The Feast of St. Mark

Monday (April 26th) is the Feast of St. Mark. Since we won’t have an opportunity to celebrate this festival in worship, I wanted to take some time this week to reflect on how our identity and mission as a congregation is shaped by our namesake Gospel. I am lifting up some of my favorite things from Mark’s Gospel that I think are important for us to consider as a congregation today.

Just the Beginning

Mark’s Gospel introduces itself in its opening line as “the beginning of Good News of Jesus Christ.” Mark’s Gospel announces that God is doing something new and good – the Kingdom of God is at hand! – and this has profound implications on how we live our lives in the world. And, it’s just the beginning. God is just getting started. All the Good News that Mark shares with us is just the start of the new life God is bringing forth in our lives. 

How is our life as a congregation continuing to be shaped as God doing something new? What would it mean for how, specifically, we share the redeeming love of Jesus if we were to trust that God was just getting started? I, for one, hope for a bold vision of what is possible in this next chapter of God’s Good News for us. 

Who will tell?

My absolute favorite part of Mark’s Gospel is the very end. Very early on that first morning at the empty tomb, the first to arrive find Jesus absent and hear the Good News that he has been raised. They are instructed to go and tell the others, but instead, they run away, terrified and “say nothing to anyone.” It begs the question: but if they don’t tell anyone, how will anyone know the Good News of the resurrection??

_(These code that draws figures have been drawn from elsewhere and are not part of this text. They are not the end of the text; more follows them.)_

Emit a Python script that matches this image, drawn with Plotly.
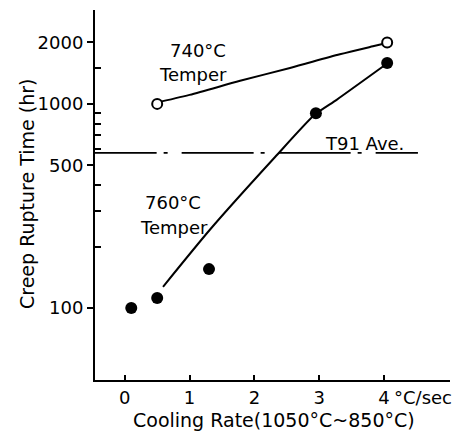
import plotly.graph_objects as go

# 740 C temper (open circles) and its fitted curve
t740_x = [0.5, 4.05]
t740_y = [1000, 2000]
t740_curve_x = [0.46, 1.0, 1.78, 2.55, 3.32, 3.83, 4.06]
t740_curve_y = [1010, 1107, 1297, 1500, 1750, 1915, 1991]

# 760 C temper (filled dots) and its fitted curve
t760_x = [0.1, 0.5, 1.3, 2.95, 4.05]
t760_y = [100, 112, 155, 900, 1585]
t760_curve_x = [0.59, 1.31, 2.32, 2.93, 3.27, 4.06]
t760_curve_y = [127, 241, 549, 884, 1047, 1585]

# T91 average
t91_x = [-0.62, 4.525]
t91_y = [575, 575]

x_ticks = [0, 1, 2, 3, 4]
y_ticks = [100, 500, 1000, 2000]
y_minor = [200, 300, 400, 600, 700, 800, 900, 1500]

FONT = "DejaVu Sans"
OFF = 8  # page body margin
W, H = 469 - OFF, 432 - OFF
L, R, T, B = 95, 450, 10, 380  # plot area in screenshot pixels


def px(xp):
    return (xp - L) / (R - L)


def py(yp):
    return (B - yp) / (B - T)


fig = go.Figure()

fig.add_trace(go.Scatter(x=t91_x, y=t91_y, mode="lines",
                         line=dict(color="black", width=1.6, dash="72px,7px,4px,14px")))
fig.add_trace(go.Scatter(x=t740_curve_x, y=t740_curve_y, mode="lines",
                         line=dict(color="black", width=2, shape="spline", smoothing=0.8)))
fig.add_trace(go.Scatter(x=t760_curve_x, y=t760_curve_y, mode="lines",
                         line=dict(color="black", width=2, shape="spline", smoothing=0.6)))
fig.add_trace(go.Scatter(x=t740_x, y=t740_y, mode="markers",
                         marker=dict(symbol="circle", size=10, color="white",
                                     line=dict(color="black", width=2))))
fig.add_trace(go.Scatter(x=t760_x, y=t760_y, mode="markers",
                         marker=dict(symbol="circle", size=12, color="black")))

ann = dict(showarrow=False, xref="paper", yref="paper", xanchor="center", yanchor="middle",
           font=dict(family=FONT, size=18, color="black"))
fig.add_annotation(x=px(198), y=py(50), text="740°C", **ann)
fig.add_annotation(x=px(193), y=py(74), text="Temper", **ann)
fig.add_annotation(x=px(364), y=py(143), text="T91 Ave.", **ann)
fig.add_annotation(x=px(173), y=py(202), text="760°C", **ann)
fig.add_annotation(x=px(174), y=py(227), text="Temper", **ann)
fig.add_annotation(x=px(423), y=py(397), text="°C/sec", **ann)
ann19 = dict(ann, font=dict(family=FONT, size=19, color="black"))
fig.add_annotation(x=px(274), y=py(420), text="Cooling Rate(1050°C~850°C)", **ann19)
fig.add_annotation(x=px(27), y=py(194), text="Creep Rupture Time (hr)", textangle=-90, **ann19)

fig.update_layout(
    width=W, height=H,
    margin=dict(l=L - OFF, r=W - (R - OFF), t=T - OFF, b=H - (B - OFF)),
    paper_bgcolor="white", plot_bgcolor="white",
    showlegend=False,
    font=dict(family=FONT, size=18, color="black"),
)
fig.update_xaxes(
    range=[-0.46, 5.02], tickvals=x_ticks, ticktext=[str(v) for v in x_ticks],
    showgrid=False, zeroline=False, showline=True, linecolor="black", linewidth=2,
    ticks="inside", ticklen=5, tickwidth=1.5, tickcolor="black",
    automargin=False, tickfont=dict(family=FONT, size=18),
)
fig.update_yaxes(
    type="log", range=[1.647, 3.46], tickvals=y_ticks, ticktext=[str(v) for v in y_ticks],
    showgrid=False, zeroline=False, showline=True, linecolor="black", linewidth=2,
    ticks="outside", ticklen=6, tickwidth=1.5, tickcolor="black",
    minor=dict(tickvals=y_minor, ticks="inside", ticklen=6, tickwidth=1.5, tickcolor="black"),
    automargin=False, tickfont=dict(family=FONT, size=18),
)

fig.write_html("out.html")
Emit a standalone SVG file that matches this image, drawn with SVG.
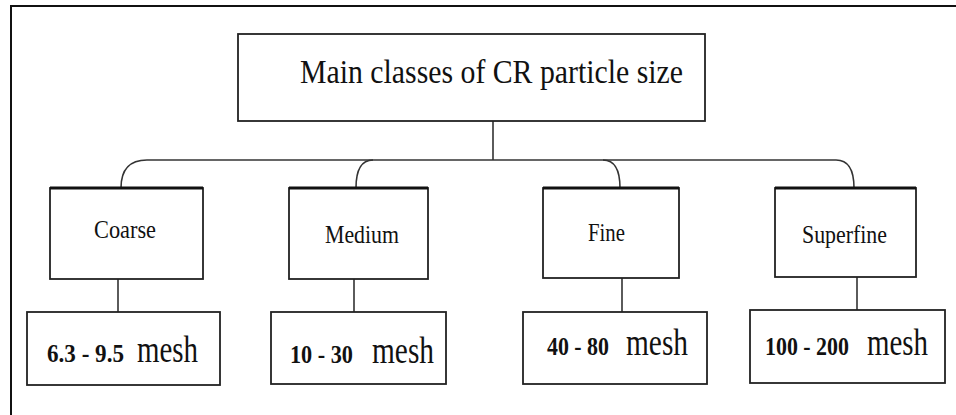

It’s as if Mark invites, or even commands the readers into the story. Who will tell? We will! We are called to share the Good News of God’s unfailing love, as we continue to be met at the “tomb” places of our lives to hear once again that God has something new and good in store for us. Our mission statement as a congregation includes the mandate to “proclaim the redeeming love of Jesus Christ.” Our purpose is to pick up where Mark’s Gospel left off and be the angel messengers that TELL this Good News! Anytime we tell (or better yet, show!) others that they are worthy of love, when we serve and support each other and our neighbors, God’s Kingdom is being proclaimed. 

A Sense of Urgency

Marks’ Gospel is by far the shortest and fastest paced. Jesus is constantly on the move, from one encounter to the next, with the word “immediately” appearing over 40 times throughout the story. Christ does not delay, as God’s reign is imminent. There is much work to be done to prepare the way, and apathy and procrastination are not options. The work of Christ in saving and changing lives through the Gospel is urgent. 

Is there a sense of urgency in our ministry? Can we have a sense that the Gospel is such good and important news that we simply must get out and share it? Where is there suffering in our own communities where we can no longer sit around on the sidelines, but actively participate in God’s redemptive work? 

I wonder how often congregations think about how their namesake influences or is influenced by who they are as a community. But if we take up that task, I can’t think of a better saint, a better gospel, a better evangelist to follow as we continue to serve Christ and proclaim the Gospel in Hamilton in the years to come!